Output, word for word, every line from the start of the listing down to and including the line that contains "import math"; include nothing else.

# # #

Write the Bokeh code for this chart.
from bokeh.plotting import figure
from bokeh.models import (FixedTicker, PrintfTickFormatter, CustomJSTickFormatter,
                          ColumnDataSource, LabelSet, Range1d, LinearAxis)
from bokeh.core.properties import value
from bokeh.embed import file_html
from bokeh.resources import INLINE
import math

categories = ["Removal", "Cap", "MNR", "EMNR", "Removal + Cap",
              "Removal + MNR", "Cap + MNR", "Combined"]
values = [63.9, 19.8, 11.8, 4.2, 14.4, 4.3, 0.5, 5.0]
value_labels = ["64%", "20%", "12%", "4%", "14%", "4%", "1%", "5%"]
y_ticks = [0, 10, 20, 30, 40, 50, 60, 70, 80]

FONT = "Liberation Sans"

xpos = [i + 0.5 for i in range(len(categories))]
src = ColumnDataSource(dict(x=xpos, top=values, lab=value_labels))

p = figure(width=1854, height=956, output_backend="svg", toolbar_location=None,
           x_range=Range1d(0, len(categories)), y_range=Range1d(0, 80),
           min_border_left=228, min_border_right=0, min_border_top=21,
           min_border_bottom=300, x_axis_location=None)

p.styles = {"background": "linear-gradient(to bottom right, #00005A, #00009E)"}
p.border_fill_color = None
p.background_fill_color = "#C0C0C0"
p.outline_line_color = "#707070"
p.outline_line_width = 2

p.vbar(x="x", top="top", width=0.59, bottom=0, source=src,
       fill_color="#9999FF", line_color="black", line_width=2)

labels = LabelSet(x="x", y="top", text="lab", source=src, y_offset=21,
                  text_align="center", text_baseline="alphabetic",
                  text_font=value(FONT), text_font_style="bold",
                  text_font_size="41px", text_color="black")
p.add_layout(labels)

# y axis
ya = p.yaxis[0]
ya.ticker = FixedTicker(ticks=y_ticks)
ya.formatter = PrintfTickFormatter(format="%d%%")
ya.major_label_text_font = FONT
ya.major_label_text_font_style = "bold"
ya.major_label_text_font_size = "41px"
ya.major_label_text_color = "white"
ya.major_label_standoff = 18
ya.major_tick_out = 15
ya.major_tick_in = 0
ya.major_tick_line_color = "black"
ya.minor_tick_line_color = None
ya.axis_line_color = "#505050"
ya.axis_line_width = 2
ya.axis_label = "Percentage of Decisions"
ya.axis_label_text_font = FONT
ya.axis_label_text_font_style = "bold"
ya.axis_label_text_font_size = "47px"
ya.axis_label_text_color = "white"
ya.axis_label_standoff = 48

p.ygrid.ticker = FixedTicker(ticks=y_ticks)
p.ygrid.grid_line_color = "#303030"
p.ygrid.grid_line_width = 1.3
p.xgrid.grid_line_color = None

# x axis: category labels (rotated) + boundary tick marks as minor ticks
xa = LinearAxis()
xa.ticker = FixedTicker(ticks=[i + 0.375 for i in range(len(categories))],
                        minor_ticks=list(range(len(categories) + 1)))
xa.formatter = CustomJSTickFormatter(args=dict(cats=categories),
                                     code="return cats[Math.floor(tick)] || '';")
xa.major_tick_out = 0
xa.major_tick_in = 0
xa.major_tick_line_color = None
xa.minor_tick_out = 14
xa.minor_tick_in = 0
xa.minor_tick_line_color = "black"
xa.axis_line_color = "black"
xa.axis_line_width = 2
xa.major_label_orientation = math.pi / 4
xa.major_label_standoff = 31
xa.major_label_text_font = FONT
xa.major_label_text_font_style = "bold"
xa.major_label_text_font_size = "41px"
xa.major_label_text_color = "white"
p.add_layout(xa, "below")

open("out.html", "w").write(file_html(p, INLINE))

# # #

Solution to this task =>
Write the Bokeh code for this chart.
from bokeh.plotting import figure
from bokeh.models import (FixedTicker, PrintfTickFormatter, CustomJSTickFormatter,
                          ColumnDataSource, LabelSet, Range1d, LinearAxis)
from bokeh.core.properties import value
from bokeh.embed import file_html
from bokeh.resources import INLINE
import math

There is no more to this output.